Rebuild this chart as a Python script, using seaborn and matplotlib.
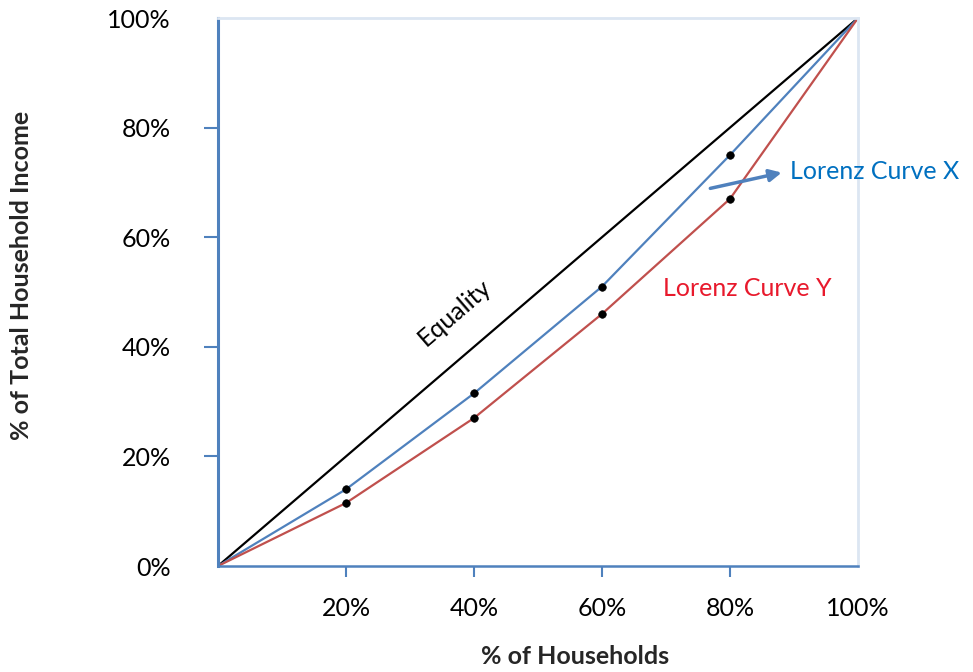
import matplotlib
matplotlib.use("Agg")
import matplotlib.pyplot as plt
import seaborn as sns
import pandas as pd

# Data
households = [0, 20, 40, 60, 80, 100]
equality = [0, 20, 40, 60, 80, 100]
curve_x = [0, 14, 31.5, 51, 75, 100]
curve_y = [0, 11.5, 27, 46, 67, 100]
xtick_vals = [20, 40, 60, 80, 100]
ytick_vals = [0, 20, 40, 60, 80, 100]
tick_labels_x = ["20%", "40%", "60%", "80%", "100%"]
tick_labels_y = ["0%", "20%", "40%", "60%", "80%", "100%"]

sns.set_theme(style="white")
plt.rcParams['font.family'] = ['Lato', 'DejaVu Sans']

BLUE = "#4F81BD"
RED = "#C0504D"
LIGHT = "#DCE6F2"

fig = plt.figure(figsize=(9.73, 6.72), dpi=100)
ax = fig.add_axes([218/973, 1-566/672, (858-218)/973, (566-18)/672])

df = pd.DataFrame({
    "h": households * 3,
    "v": equality + curve_x + curve_y,
    "s": ["Equality"] * 6 + ["X"] * 6 + ["Y"] * 6,
})
sns.lineplot(data=df, x="h", y="v", hue="s",
             palette={"Equality": "black", "X": BLUE, "Y": RED},
             linewidth=1.6, legend=False, ax=ax, zorder=2)

dots = pd.DataFrame({"h": households[1:-1] * 2,
                     "v": curve_x[1:-1] + curve_y[1:-1]})
sns.scatterplot(data=dots, x="h", y="v", color="black", s=30,
                edgecolor="black", ax=ax, zorder=3)

ax.set_xlim(0, 100)
ax.set_ylim(0, 100)
ax.set_xticks(xtick_vals)
ax.set_xticklabels(tick_labels_x)
ax.set_yticks(ytick_vals)
ax.set_yticklabels(tick_labels_y)
ax.tick_params(axis="x", direction="out", length=8, width=1.5, color=BLUE,
               labelsize=18, pad=14, bottom=True)
ax.tick_params(axis="y", direction="out", length=10, width=1.5, color=BLUE,
               labelsize=18, pad=24, left=True)
ax.xaxis.get_major_ticks()[-1].tick1line.set_visible(False)
ax.yaxis.get_major_ticks()[0].tick1line.set_visible(False)
ax.yaxis.get_major_ticks()[-1].tick1line.set_visible(False)
for lab in ax.get_xticklabels() + ax.get_yticklabels():
    lab.set_color("black")

ax.spines["left"].set_color(BLUE)
ax.spines["left"].set_linewidth(2.2)
ax.spines["bottom"].set_color(BLUE)
ax.spines["bottom"].set_linewidth(1.8)
ax.spines["top"].set_color(LIGHT)
ax.spines["top"].set_linewidth(2)
ax.spines["right"].set_color(LIGHT)
ax.spines["right"].set_linewidth(2)
for sp in ax.spines.values():
    sp.set_visible(True)

ax.set_xlabel("")
ax.set_ylabel("")
fig.text(575/973, 1-657/672, "% of Households", ha="center", va="center",
         fontsize=18, fontweight="bold")
fig.text(22/973, 1-275/672, "% of Total Household Income", ha="center",
         va="center", rotation=90, fontsize=18, fontweight="bold")

ax.text(37.0, 46.3, "Equality", rotation=40.8, rotation_mode="anchor",
        ha="center", va="center", fontsize=18, color="black")
ax.text(69.5, 50.7, "Lorenz Curve Y", ha="left", va="center", fontsize=18,
        color="#E8192C")
ax.text(89.4, 71.9, "Lorenz Curve X", ha="left", va="center", fontsize=18,
        color="#0070C0", clip_on=False)
ax.annotate("", xy=(88.5, 71.9), xytext=(76.5, 68.8),
            arrowprops=dict(arrowstyle="-|>", color=BLUE, lw=2.5,
                            mutation_scale=18), annotation_clip=False)

fig.savefig("out.png", dpi=100)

## GIVEN PROBLEM
Reproduce all of the material above word for word. Omit the pictures.

## EXERCISE RESPONSE
Rebuild this chart as a Python script, using seaborn and matplotlib.
import matplotlib
matplotlib.use("Agg")
import matplotlib.pyplot as plt
import seaborn as sns
import pandas as pd

# Data
households = [0, 20, 40, 60, 80, 100]
equality = [0, 20, 40, 60, 80, 100]
curve_x = [0, 14, 31.5, 51, 75, 100]
curve_y = [0, 11.5, 27, 46, 67, 100]
xtick_vals = [20, 40, 60, 80, 100]
ytick_vals = [0, 20, 40, 60, 80, 100]
tick_labels_x = ["20%", "40%", "60%", "80%", "100%"]
tick_labels_y = ["0%", "20%", "40%", "60%", "80%", "100%"]

sns.set_theme(style="white")
plt.rcParams['font.family'] = ['Lato', 'DejaVu Sans']

BLUE = "#4F81BD"
RED = "#C0504D"
LIGHT = "#DCE6F2"

fig = plt.figure(figsize=(9.73, 6.72), dpi=100)
ax = fig.add_axes([218/973, 1-566/672, (858-218)/973, (566-18)/672])

df = pd.DataFrame({
    "h": households * 3,
    "v": equality + curve_x + curve_y,
    "s": ["Equality"] * 6 + ["X"] * 6 + ["Y"] * 6,
})
sns.lineplot(data=df, x="h", y="v", hue="s",
             palette={"Equality": "black", "X": BLUE, "Y": RED},
             linewidth=1.6, legend=False, ax=ax, zorder=2)

dots = pd.DataFrame({"h": households[1:-1] * 2,
                     "v": curve_x[1:-1] + curve_y[1:-1]})
sns.scatterplot(data=dots, x="h", y="v", color="black", s=30,
                edgecolor="black", ax=ax, zorder=3)

ax.set_xlim(0, 100)
ax.set_ylim(0, 100)
ax.set_xticks(xtick_vals)
ax.set_xticklabels(tick_labels_x)
ax.set_yticks(ytick_vals)
ax.set_yticklabels(tick_labels_y)
ax.tick_params(axis="x", direction="out", length=8, width=1.5, color=BLUE,
               labelsize=18, pad=14, bottom=True)
ax.tick_params(axis="y", direction="out", length=10, width=1.5, color=BLUE,
               labelsize=18, pad=24, left=True)
ax.xaxis.get_major_ticks()[-1].tick1line.set_visible(False)
ax.yaxis.get_major_ticks()[0].tick1line.set_visible(False)
ax.yaxis.get_major_ticks()[-1].tick1line.set_visible(False)
for lab in ax.get_xticklabels() + ax.get_yticklabels():
    lab.set_color("black")

ax.spines["left"].set_color(BLUE)
ax.spines["left"].set_linewidth(2.2)
ax.spines["bottom"].set_color(BLUE)
ax.spines["bottom"].set_linewidth(1.8)
ax.spines["top"].set_color(LIGHT)
ax.spines["top"].set_linewidth(2)
ax.spines["right"].set_color(LIGHT)
ax.spines["right"].set_linewidth(2)
for sp in ax.spines.values():
    sp.set_visible(True)

ax.set_xlabel("")
ax.set_ylabel("")
fig.text(575/973, 1-657/672, "% of Households", ha="center", va="center",
         fontsize=18, fontweight="bold")
fig.text(22/973, 1-275/672, "% of Total Household Income", ha="center",
         va="center", rotation=90, fontsize=18, fontweight="bold")

ax.text(37.0, 46.3, "Equality", rotation=40.8, rotation_mode="anchor",
        ha="center", va="center", fontsize=18, color="black")
ax.text(69.5, 50.7, "Lorenz Curve Y", ha="left", va="center", fontsize=18,
        color="#E8192C")
ax.text(89.4, 71.9, "Lorenz Curve X", ha="left", va="center", fontsize=18,
        color="#0070C0", clip_on=False)
ax.annotate("", xy=(88.5, 71.9), xytext=(76.5, 68.8),
            arrowprops=dict(arrowstyle="-|>", color=BLUE, lw=2.5,
                            mutation_scale=18), annotation_clip=False)

fig.savefig("out.png", dpi=100)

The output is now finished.